— Start —
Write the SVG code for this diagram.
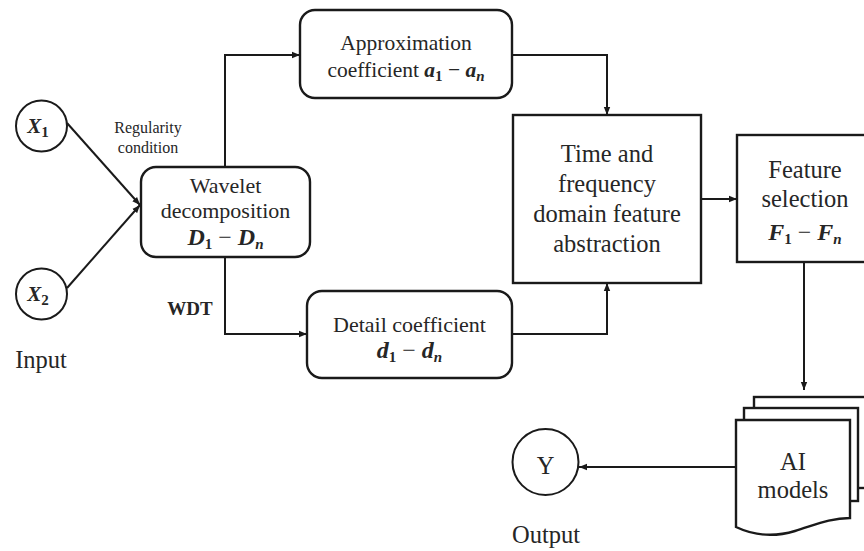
<svg xmlns="http://www.w3.org/2000/svg" width="864" height="551" viewBox="0 0 864 551">
  <defs>
    <marker id="ah" viewBox="0 0 10 10" refX="10" refY="5" markerWidth="8" markerHeight="8" markerUnits="userSpaceOnUse" orient="auto">
      <path d="M0,1 L10,5 L0,9 Z" fill="#1a1a1a"/>
    </marker>
    <style>
      text { font-family: "Liberation Serif", "Times New Roman", serif; fill: #262626; text-anchor: middle; }
      .box { fill: #ffffff; stroke: #1a1a1a; stroke-width: 2.4; }
      .node { fill: #ffffff; stroke: #1a1a1a; stroke-width: 2; }
      .wire { fill: none; stroke: #1a1a1a; stroke-width: 2; marker-end: url(#ah); }
      .s22 { font-size: 22px; }
      .s24 { font-size: 24.5px; }
      .mv { font-weight: bold; font-style: italic; }
      .sub { font-weight: bold; font-size: 15px; }
      .subi { font-weight: bold; font-style: italic; font-size: 15px; }
    </style>
  </defs>

  <!-- connectors -->
  <g id="connectors">
    <path class="wire" d="M67,123 L140,205"/>
    <path class="wire" d="M67,288 L140,205"/>
    <path class="wire" d="M225,167 V55 H300"/>
    <path class="wire" d="M225,257 V334 H307"/>
    <path class="wire" d="M512,55 H607 V115"/>
    <path class="wire" d="M512,334 H607 V283"/>
    <path class="wire" d="M701,199 H737"/>
    <path class="wire" d="M804,262 V390"/>
    <path class="wire" d="M736,467 H579"/>
  </g>

  <!-- inputs -->
  <g id="x1">
    <circle class="node" cx="41.5" cy="126" r="25.5"/>
    <text x="38" y="133" font-size="21"><tspan class="mv">X</tspan><tspan class="sub" dy="4">1</tspan></text>
  </g>
  <g id="x2">
    <circle class="node" cx="41.5" cy="294" r="25.5"/>
    <text x="38" y="301" font-size="21"><tspan class="mv">X</tspan><tspan class="sub" dy="4">2</tspan></text>
  </g>
  <text x="41" y="368" class="s24">Input</text>
  <text x="148" y="133" font-size="16">Regularity</text>
  <text x="148" y="153" font-size="16">condition</text>
  <text x="190" y="315" font-size="19" font-weight="bold">WDT</text>

  <!-- wavelet decomposition -->
  <g id="wavelet">
    <rect class="box" x="141" y="167" width="169" height="90" rx="15"/>
    <text x="225.5" y="193" class="s22">Wavelet</text>
    <text x="225.5" y="218" class="s22">decomposition</text>
    <text x="225.5" y="245" font-size="24"><tspan class="mv">D</tspan><tspan class="sub" dy="4">1</tspan><tspan dy="-4"> − </tspan><tspan class="mv">D</tspan><tspan class="subi" dy="4">n</tspan></text>
  </g>

  <!-- approximation coefficients -->
  <g id="approx">
    <rect class="box" x="300" y="10" width="212" height="88" rx="15"/>
    <text x="406" y="50" font-size="21.5">Approximation</text>
    <text x="406" y="77" font-size="21.5">coefficient <tspan class="mv">a</tspan><tspan class="sub" dy="4">1</tspan><tspan dy="-4"> − </tspan><tspan class="mv">a</tspan><tspan class="subi" dy="4">n</tspan></text>
  </g>

  <!-- detail coefficients -->
  <g id="detail">
    <rect class="box" x="307" y="291" width="205" height="87" rx="15"/>
    <text x="409.5" y="332" class="s22">Detail coefficient</text>
    <text x="409.5" y="358" font-size="24"><tspan class="mv">d</tspan><tspan class="sub" dy="4">1</tspan><tspan dy="-4"> − </tspan><tspan class="mv">d</tspan><tspan class="subi" dy="4">n</tspan></text>
  </g>

  <!-- feature abstraction -->
  <g id="abstraction">
    <rect class="box" x="513" y="115" width="188" height="168"/>
    <text x="607" y="162" class="s24">Time and</text>
    <text x="607" y="192" class="s24">frequency</text>
    <text x="607" y="222" class="s24">domain feature</text>
    <text x="607" y="252" class="s24">abstraction</text>
  </g>

  <!-- feature selection -->
  <g id="selection">
    <rect class="box" x="737" y="135" width="140" height="127"/>
    <text x="805" y="178" class="s24">Feature</text>
    <text x="805" y="207" class="s24">selection</text>
    <text x="805" y="240" font-size="24"><tspan class="mv">F</tspan><tspan class="sub" dy="4">1</tspan><tspan dy="-4"> − </tspan><tspan class="mv">F</tspan><tspan class="subi" dy="4">n</tspan></text>
  </g>

  <!-- model stack -->
  <g id="models">
    <rect class="box" x="754" y="397" width="130" height="91"/>
    <rect class="box" x="744" y="408" width="114" height="93"/>
    <path class="box" d="M736,420 H850 V518 C830,518 815,525 795,531 C775,537 755,536 736,527 Z"/>
    <text x="793" y="470" class="s24">AI</text>
    <text x="793" y="498" class="s24">models</text>
  </g>

  <!-- output -->
  <g id="output">
    <circle class="node" cx="545.5" cy="462" r="33"/>
    <text x="545.5" y="474" class="s24">Y</text>
  </g>
  <text x="546" y="543" class="s24">Output</text>
</svg>
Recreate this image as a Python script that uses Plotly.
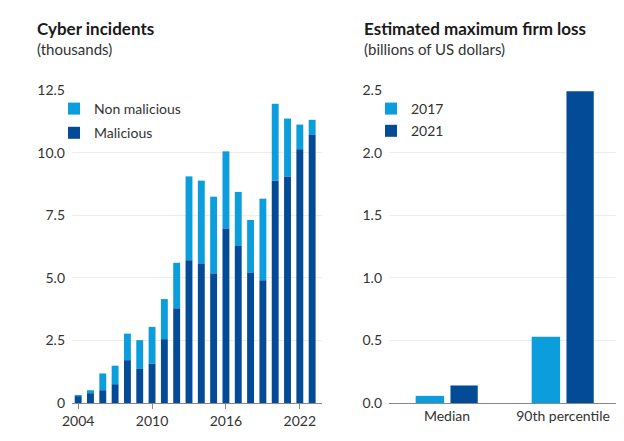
import plotly.graph_objects as go

# left panel: cyber incidents (thousands)
years = list(range(2004, 2024))
malicious = [0.26, 0.39, 0.51, 0.75, 1.71, 1.36, 1.57, 2.55, 3.78, 5.70,
             5.57, 5.17, 6.97, 6.27, 5.20, 4.90, 8.88, 9.05, 10.13, 10.71]
non_malicious = [0.05, 0.12, 0.67, 0.74, 1.06, 1.15, 1.47, 1.60, 1.82, 3.35,
                 3.31, 3.07, 3.08, 2.16, 2.11, 3.26, 3.07, 2.31, 0.99, 0.60]

# right panel: estimated maximum firm loss (billions of US dollars)
loss_cats = ["Median", "90th percentile"]
loss_2017 = [0.057, 0.53]
loss_2021 = [0.14, 2.49]

light = "#0b9ddc"
dark = "#034b97"
font = "Lato"

# the page body adds an 8px margin, so the figure is sized and placed for that
PAD = 8
W, H = 624 - PAD, 441 - PAD


def px(x):
    return (x - PAD) / W


def py(y):
    return 1 - (y - PAD) / H


fig = go.Figure()

fig.add_trace(go.Bar(x=years, y=non_malicious, base=malicious, name="Non malicious",
                     marker=dict(color=light, line_width=0), width=0.56, offset=-0.28,
                     xaxis="x", yaxis="y", legend="legend", legendgroup="a"))
fig.add_trace(go.Bar(x=years, y=malicious, name="Malicious",
                     marker=dict(color=dark, line_width=0), width=0.56, offset=-0.28,
                     xaxis="x", yaxis="y", legend="legend", legendgroup="b"))

fig.add_trace(go.Bar(x=loss_cats, y=loss_2017, name="2017",
                     marker=dict(color=light, line_width=0), width=0.245, offset=-0.27,
                     xaxis="x2", yaxis="y2", legend="legend2", legendgroup="c"))
fig.add_trace(go.Bar(x=loss_cats, y=loss_2021, name="2021",
                     marker=dict(color=dark, line_width=0), width=0.235, offset=0.03,
                     xaxis="x2", yaxis="y2", legend="legend2", legendgroup="d"))

ydom = [py(403), py(90)]

fig.update_layout(
    width=W, height=H,
    margin=dict(l=0, r=0, t=0, b=0, autoexpand=False),
    paper_bgcolor="white", plot_bgcolor="white",
    barmode="overlay",
    font=dict(family=font, size=14, color="#333333"),
    xaxis=dict(domain=[px(72), px(322)], range=[2003.5, 2023.8],
               tickvals=[2004, 2010, 2016, 2022], ticks="outside", ticklen=5,
               tickcolor="#888888", showline=True, linecolor="#888888",
               showgrid=False, zeroline=False, automargin=False),
    yaxis=dict(domain=ydom, range=[0, 12.5], anchor="x",
               tickvals=[0, 2.5, 5, 7.5, 10, 12.5],
               ticktext=["0", "2.5", "5.0", "7.5", "10.0", "12.5"],
               gridcolor="#ededed", zeroline=False, showline=False,
               ticklabelstandoff=6, automargin=False),
    xaxis2=dict(domain=[px(389), px(621)], range=[-0.5, 1.5], anchor="y2",
                showline=True, linecolor="#888888", showgrid=False, ticks="",
                automargin=False),
    yaxis2=dict(domain=ydom, range=[0, 2.5], anchor="x2",
                tickvals=[0, 0.5, 1, 1.5, 2, 2.5],
                ticktext=["0.0", "0.5", "1.0", "1.5", "2.0", "2.5"],
                gridcolor="#ededed", zeroline=False, showline=False,
                ticklabelstandoff=6, automargin=False),
    legend=dict(x=px(54), y=py(93), xanchor="left", yanchor="top",
                traceorder="grouped", tracegroupgap=3, bgcolor="rgba(0,0,0,0)",
                font=dict(size=14, color="#333333")),
    legend2=dict(x=px(371), y=py(93), xanchor="left", yanchor="top",
                 traceorder="grouped", tracegroupgap=1, bgcolor="rgba(0,0,0,0)",
                 font=dict(size=14, color="#333333")),
    annotations=[
        dict(text="<b>Cyber incidents</b>", x=px(35), y=py(28), xref="paper", yref="paper",
             xanchor="left", yanchor="middle", showarrow=False,
             font=dict(size=17, color="#1a1a1a")),
        dict(text="(thousands)", x=px(35), y=py(49), xref="paper", yref="paper",
             xanchor="left", yanchor="middle", showarrow=False,
             font=dict(size=15, color="#333333")),
        dict(text="<b>Estimated maximum firm loss</b>", x=px(362), y=py(28),
             xref="paper", yref="paper", xanchor="left", yanchor="middle", showarrow=False,
             font=dict(size=17, color="#1a1a1a")),
        dict(text="(billions of US dollars)", x=px(362), y=py(49),
             xref="paper", yref="paper", xanchor="left", yanchor="middle", showarrow=False,
             font=dict(size=15, color="#333333")),
    ],
)

fig.write_html("out.html")
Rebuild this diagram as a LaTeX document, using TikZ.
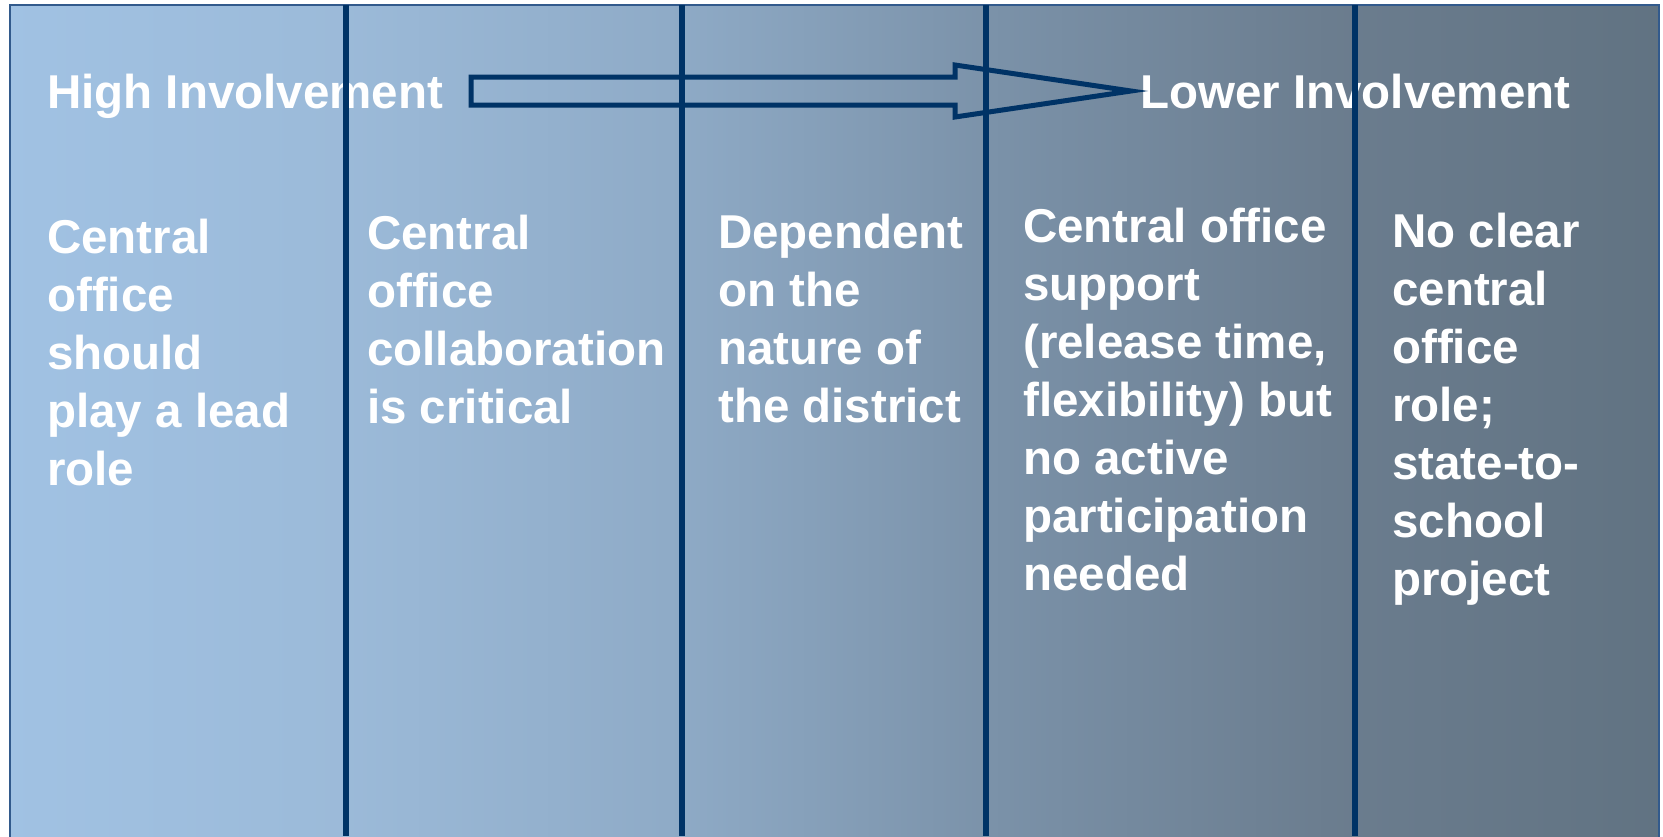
— End —
STATED EXERCISE: Using the listing above, return all lines where the word "that" occurs.

RESPONSE TO THIS TASK:
Recreate this image as a Python script that uses Plotly.
# the page body adds an 8px margin, so the figure is sized and placed for that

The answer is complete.